Thus all the characters of the Passion agree to the year 34; and that is the only year to which they all agree.


CHAPTER 12.

OF THE PROPHECY OF THE SCRIPTURE OF TRUTH.

THE kingdoms represented by the second and third Beasts, or the Bear and Leopard, are again described by Daniel in his last Prophecy written in the third year of Cyrus over Babylon, the year in which he conquered Persia.

For this Prophecy is a commentary upon the Vision of the Ram and He- Goat.
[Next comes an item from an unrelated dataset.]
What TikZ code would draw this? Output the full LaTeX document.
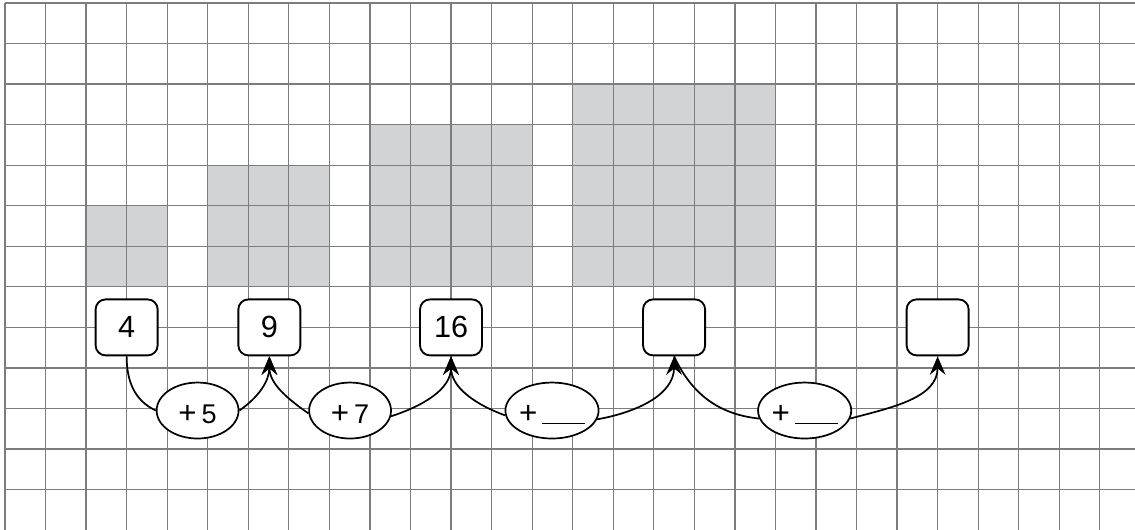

Behold, saith he, there shall stand up yet three kings in Persia, [Cyrus, Cambyses, and Darius Hytaspes] and the fourth [Xerxes] shall be far richer than they all; and by his strength through his riches he shall stir up all against the realm of Grecia. And a mighty king [Alexander the Great] shall stand up, that shall rule with great dominion, and do according to his will. And when he shall stand up, his kingdom shall be broken, and shall be divided towards the four winds of heaven; and not to his posterity [but after their death,] nor according to his dominion which he ruled: for his kingdom shall be plucked up, even for others besides those. Alexander the great having conquered all the Persian Empire, and some part of India, died at Babylon a month before the summer Solstice, in the year of Nabonassar 425: and his captains gave the monarchy to his bastard brother Philip Aridaeus, a man disturbed in his understanding; and made Perdiccas administrator of the kingdom. Perdiccas with their consent made Meleager commander of the army, Seleucus master of the horse, Craterus treasurer of the kingdom, Antipater governor of Macedon and Greece, Ptolemy governor of Egypt; Antigonus governor of Pamphylia, Lycia, Lycaonia, and Phrygia major; Lysimachus governor of Thrace, and other captains governors of other Provinces; as many as had been so before in the days of Alexander the great. The Babylonians began now to count by a new AEra, which they called the AEra of Philip, using the years of Nabonassar, and reckoning the 425th year of Nabonassar to be the first year of Philip.